Perjudian telah menginfeksi panggung olahraga sejak panggung olahraga dibangun dalam peradaban manusia. Perjudian itu laksana kentut, tidak bisa terlihat wujudnya tapi keberadaannya tertangkap oleh baunya. Sayangnya, pembuktian keberadaannya tidak cukup dengan baunya. Selesai urusan dengan cara menutup hidung atau memakai masker. Olahraga sebagai tontonan menarik sering menjadi obyek rapuh dari niat jahat para gambler dan match fixer untuk meraup keuntungan besar secara material di balik panggung pertunjukan olahraga.

Sisi kerapuhan yang membuka peluang para pelaku olahraga; bisa atlet, pelatih, wasit, dan lain-lain rela bermain opera sabun dalam skenario pengendalian bisnis perjudian. Performa atlet menjadi seperti aksi panggung ketoprak humor yang urusan menang-kalah bisa diatur ceritanya.
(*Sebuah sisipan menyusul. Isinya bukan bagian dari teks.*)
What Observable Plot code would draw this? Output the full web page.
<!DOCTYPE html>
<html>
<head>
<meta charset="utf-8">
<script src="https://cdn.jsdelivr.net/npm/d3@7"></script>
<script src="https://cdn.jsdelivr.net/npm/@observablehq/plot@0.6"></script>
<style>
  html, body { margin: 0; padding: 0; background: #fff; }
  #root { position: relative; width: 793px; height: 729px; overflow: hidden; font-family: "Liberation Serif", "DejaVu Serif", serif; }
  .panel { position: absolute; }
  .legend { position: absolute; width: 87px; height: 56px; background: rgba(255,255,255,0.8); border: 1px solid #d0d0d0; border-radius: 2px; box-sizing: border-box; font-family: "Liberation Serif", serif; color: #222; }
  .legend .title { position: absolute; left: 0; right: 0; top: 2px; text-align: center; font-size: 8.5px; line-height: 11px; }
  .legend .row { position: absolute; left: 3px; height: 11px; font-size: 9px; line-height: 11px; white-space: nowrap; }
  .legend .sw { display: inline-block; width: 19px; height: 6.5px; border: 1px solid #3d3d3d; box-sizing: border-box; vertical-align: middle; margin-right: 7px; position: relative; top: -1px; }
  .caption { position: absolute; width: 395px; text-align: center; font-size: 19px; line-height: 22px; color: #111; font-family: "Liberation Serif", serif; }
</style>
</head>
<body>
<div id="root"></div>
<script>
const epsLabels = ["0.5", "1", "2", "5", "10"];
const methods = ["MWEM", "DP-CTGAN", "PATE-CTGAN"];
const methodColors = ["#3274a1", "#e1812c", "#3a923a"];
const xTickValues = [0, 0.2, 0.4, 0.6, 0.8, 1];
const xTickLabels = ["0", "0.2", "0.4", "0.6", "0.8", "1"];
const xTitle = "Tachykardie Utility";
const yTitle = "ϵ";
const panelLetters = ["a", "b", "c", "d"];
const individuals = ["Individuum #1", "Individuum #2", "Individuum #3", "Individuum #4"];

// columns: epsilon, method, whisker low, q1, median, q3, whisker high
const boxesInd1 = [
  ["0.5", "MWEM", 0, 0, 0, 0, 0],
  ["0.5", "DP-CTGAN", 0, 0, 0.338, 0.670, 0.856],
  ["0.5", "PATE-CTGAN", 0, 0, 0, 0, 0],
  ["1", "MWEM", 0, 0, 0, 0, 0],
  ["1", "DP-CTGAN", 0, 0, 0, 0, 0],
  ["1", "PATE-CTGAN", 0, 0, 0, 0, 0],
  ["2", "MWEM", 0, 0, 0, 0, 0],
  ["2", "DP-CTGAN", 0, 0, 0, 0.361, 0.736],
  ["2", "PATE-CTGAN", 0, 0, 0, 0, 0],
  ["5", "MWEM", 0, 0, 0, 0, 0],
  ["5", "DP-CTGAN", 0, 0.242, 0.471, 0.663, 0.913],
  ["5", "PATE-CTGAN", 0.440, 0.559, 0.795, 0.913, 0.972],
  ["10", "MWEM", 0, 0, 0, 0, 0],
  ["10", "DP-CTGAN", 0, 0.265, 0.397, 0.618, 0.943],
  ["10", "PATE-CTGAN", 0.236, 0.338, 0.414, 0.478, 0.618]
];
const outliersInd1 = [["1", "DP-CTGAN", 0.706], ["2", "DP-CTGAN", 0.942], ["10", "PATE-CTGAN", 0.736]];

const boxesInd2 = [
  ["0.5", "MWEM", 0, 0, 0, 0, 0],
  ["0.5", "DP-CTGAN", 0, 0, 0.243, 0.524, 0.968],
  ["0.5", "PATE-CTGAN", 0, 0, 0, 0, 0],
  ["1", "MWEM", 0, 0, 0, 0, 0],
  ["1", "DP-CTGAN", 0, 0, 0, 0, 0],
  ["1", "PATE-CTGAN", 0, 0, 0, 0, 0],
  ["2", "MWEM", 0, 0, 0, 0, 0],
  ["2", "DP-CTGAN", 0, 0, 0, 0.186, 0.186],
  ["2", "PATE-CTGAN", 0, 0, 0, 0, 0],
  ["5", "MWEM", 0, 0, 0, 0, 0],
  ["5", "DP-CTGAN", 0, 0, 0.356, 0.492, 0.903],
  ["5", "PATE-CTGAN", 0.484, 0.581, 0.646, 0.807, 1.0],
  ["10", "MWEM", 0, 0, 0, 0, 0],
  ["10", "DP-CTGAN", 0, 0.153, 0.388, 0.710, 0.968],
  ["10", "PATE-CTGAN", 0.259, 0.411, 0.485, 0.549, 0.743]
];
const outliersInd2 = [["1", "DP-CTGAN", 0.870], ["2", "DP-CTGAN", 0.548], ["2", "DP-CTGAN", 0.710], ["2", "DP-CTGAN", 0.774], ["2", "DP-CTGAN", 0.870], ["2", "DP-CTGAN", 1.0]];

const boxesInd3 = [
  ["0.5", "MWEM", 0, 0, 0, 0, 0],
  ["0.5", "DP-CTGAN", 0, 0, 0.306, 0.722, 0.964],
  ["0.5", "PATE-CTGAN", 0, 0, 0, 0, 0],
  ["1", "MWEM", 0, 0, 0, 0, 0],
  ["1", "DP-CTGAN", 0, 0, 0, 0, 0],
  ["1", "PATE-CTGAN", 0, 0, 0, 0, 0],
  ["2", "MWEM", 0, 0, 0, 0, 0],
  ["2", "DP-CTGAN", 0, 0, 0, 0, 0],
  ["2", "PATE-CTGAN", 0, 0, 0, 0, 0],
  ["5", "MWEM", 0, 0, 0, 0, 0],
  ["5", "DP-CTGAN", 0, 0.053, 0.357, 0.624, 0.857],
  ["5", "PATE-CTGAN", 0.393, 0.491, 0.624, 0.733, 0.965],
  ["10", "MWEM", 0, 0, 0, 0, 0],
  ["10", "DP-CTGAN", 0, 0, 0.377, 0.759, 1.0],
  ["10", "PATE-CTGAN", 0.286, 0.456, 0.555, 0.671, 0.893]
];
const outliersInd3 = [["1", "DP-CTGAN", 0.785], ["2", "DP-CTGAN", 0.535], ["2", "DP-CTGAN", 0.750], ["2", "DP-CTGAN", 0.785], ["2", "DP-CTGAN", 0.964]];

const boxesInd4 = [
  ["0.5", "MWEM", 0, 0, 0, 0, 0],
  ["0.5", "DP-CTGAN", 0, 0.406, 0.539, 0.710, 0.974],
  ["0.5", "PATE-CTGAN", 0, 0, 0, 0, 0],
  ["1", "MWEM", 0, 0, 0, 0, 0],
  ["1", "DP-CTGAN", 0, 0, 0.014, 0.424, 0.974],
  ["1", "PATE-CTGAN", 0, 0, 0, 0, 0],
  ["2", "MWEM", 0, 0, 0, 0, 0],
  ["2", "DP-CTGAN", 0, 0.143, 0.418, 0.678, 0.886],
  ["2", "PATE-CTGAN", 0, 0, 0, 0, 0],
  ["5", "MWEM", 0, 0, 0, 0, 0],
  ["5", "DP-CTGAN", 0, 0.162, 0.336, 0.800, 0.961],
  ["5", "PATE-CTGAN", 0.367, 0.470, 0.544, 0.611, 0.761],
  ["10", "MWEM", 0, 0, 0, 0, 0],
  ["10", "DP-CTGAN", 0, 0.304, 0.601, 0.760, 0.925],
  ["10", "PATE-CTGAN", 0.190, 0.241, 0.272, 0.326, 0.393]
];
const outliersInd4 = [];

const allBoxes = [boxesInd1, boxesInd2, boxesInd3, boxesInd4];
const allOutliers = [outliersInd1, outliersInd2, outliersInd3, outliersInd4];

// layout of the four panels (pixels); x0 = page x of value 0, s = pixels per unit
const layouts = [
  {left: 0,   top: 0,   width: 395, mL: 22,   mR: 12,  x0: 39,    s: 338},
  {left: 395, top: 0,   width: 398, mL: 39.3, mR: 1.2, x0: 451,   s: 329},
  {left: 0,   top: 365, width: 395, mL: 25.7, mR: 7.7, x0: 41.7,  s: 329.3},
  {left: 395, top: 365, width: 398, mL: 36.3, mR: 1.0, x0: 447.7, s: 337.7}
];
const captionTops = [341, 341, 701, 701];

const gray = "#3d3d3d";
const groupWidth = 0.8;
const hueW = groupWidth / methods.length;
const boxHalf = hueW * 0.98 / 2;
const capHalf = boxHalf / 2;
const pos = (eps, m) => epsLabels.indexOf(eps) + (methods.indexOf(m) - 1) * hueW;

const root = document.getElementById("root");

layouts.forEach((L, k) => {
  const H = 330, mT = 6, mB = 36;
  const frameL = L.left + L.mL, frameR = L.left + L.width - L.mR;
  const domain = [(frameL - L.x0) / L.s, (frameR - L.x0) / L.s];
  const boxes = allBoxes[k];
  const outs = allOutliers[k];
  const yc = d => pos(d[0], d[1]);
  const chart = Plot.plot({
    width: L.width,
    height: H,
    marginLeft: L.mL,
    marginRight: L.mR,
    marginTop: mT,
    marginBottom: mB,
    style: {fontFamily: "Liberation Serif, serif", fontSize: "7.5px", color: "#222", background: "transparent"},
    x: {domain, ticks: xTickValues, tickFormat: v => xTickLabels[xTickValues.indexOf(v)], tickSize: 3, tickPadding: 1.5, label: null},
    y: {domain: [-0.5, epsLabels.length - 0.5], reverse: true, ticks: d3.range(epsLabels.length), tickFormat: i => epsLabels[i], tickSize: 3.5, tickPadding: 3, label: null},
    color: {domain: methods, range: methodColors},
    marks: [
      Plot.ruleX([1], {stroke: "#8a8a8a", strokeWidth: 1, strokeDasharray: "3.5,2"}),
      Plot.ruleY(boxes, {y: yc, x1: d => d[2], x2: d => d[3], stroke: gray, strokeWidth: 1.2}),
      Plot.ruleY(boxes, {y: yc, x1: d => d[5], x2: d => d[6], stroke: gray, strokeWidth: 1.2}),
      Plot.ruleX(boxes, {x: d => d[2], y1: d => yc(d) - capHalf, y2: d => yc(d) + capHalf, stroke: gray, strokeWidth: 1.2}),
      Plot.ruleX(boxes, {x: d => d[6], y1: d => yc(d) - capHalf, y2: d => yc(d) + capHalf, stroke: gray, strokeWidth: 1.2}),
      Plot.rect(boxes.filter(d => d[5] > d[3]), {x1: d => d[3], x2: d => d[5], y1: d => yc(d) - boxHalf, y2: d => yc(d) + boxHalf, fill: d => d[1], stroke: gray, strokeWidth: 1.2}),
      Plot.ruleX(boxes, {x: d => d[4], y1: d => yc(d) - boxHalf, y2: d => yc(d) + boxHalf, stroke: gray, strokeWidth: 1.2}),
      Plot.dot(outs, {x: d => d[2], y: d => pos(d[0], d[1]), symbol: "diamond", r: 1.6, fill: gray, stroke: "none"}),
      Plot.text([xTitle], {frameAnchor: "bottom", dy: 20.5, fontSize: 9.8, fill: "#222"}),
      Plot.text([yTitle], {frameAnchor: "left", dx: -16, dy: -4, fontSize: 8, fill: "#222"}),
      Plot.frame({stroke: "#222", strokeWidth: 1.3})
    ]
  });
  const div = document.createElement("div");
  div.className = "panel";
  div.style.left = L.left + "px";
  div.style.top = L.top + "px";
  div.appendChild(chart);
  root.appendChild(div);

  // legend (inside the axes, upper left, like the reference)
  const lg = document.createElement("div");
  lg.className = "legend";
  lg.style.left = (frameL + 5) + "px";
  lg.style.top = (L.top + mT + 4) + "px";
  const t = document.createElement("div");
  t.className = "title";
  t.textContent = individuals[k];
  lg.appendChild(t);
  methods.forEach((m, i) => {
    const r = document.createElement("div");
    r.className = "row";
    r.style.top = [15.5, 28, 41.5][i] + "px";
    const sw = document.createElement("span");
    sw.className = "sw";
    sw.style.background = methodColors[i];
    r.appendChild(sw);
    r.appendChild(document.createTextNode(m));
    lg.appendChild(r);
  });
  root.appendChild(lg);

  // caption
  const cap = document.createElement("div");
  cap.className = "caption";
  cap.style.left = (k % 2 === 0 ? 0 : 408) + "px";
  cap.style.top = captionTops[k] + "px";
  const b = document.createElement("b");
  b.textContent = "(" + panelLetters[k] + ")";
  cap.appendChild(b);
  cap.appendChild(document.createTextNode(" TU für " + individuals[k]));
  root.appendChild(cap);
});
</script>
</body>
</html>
Aksi bisnis perjudian memang merupakan virus sangat berbahaya di panggung olahraga di samping masalah doping, pencurian umur, dan pemalsuan identitas jenis kelamin atlet.

Melengkapi penindakan pelanggaran kode etik yang terus disempurnakan oleh pihak terkait di ranah tata kelola olahraga, tentu harus ada upaya-upaya lain yang lebih mendasar dan berkelanjutan. Perlu dirumuskan formula ampuh yang terpercaya untuk aspek preventifnya. Setidaknya ada 3 (tiga) formula inti untuk menghindari sisi kerapuhan tersebut; pertama, penghargaan pelaku olahraga menjadi catatan tersendiri untuk menciptakan daya tangkal. Kesejahteraan yang mendasar dan murwat bukan sekadar dalam bentuk jor-joran bonus, karena bukan kah para match fixer itu jauh lebih piawai dalam hal seperti itu. Kesejahteraan yang keren adalah yang bersifat mengukuhkan passion dalam konteks patriot olahraga.

Kedua, ruang bisnis olahraga dimulai secara terbuka dan progresif untuk hal-hal yang realistis dan prospektif. Perlu dilakukan upaya edukasi yang lengkap bahwa olahraga itu ranah sosial yang tidak bisa steril dari ranah bisnis. Tentu saja 'bisnis putih' yang dibangun secara sinergi turut membesarkan potensi ekonomi keolahragaan untuk berkontribusi pada kesejahteraan pelaku olahraga dan masyarakat secara luas. Bangunan bisnis tersebut akan memproteksi datangnya virus jahat perusak yang bergenre bisnis perjudian.

Ketiga, proses pembinaan dan pengembangan olahraga prestasi tidak difokuskan pada pertumbuhan hard skill atlet semata demi mengejar peak-performance di event tertentu. Performa atlet yang tumbuh progresif adalah parameter yang sangat penting, tetapi persoalan soft skill atlet justru menjadi hal yang perlu menjadi pusat perhatian. Bukan sekadar memperkuat mentalitas dan daya juang sebagai elite atlet, tetapi menumbuhkan etos excellence dan respect adalah hal sangat penting agar elite atlet tidak bisa diajak kompromi dengan match fixer.

Belajar dari insiden yang telah terjadi, kita semua pantas bertanya-tanya mengapa proses pencederaan fair play masih terus berpeluang tumbuh subur di dunia olahraga. Hal yang tentu sangat ironis karena dunia olahraga adalah lumbung sportivitas. Ranah olahraga semestinya merupakan ranah inti berpengharapan bagi siapa saja untuk menimba nilai-nilai fair play dan sportivitas. Nilai luar biasa yang bukan hanya dibutuhkan di arena olahraga, tetapi bisa ditransfer dalam kehidupan yang luas. Biarlah opera sabun (telenovela) hanya muncul di layar kaca saja, bukan di panggung mulia olahraga.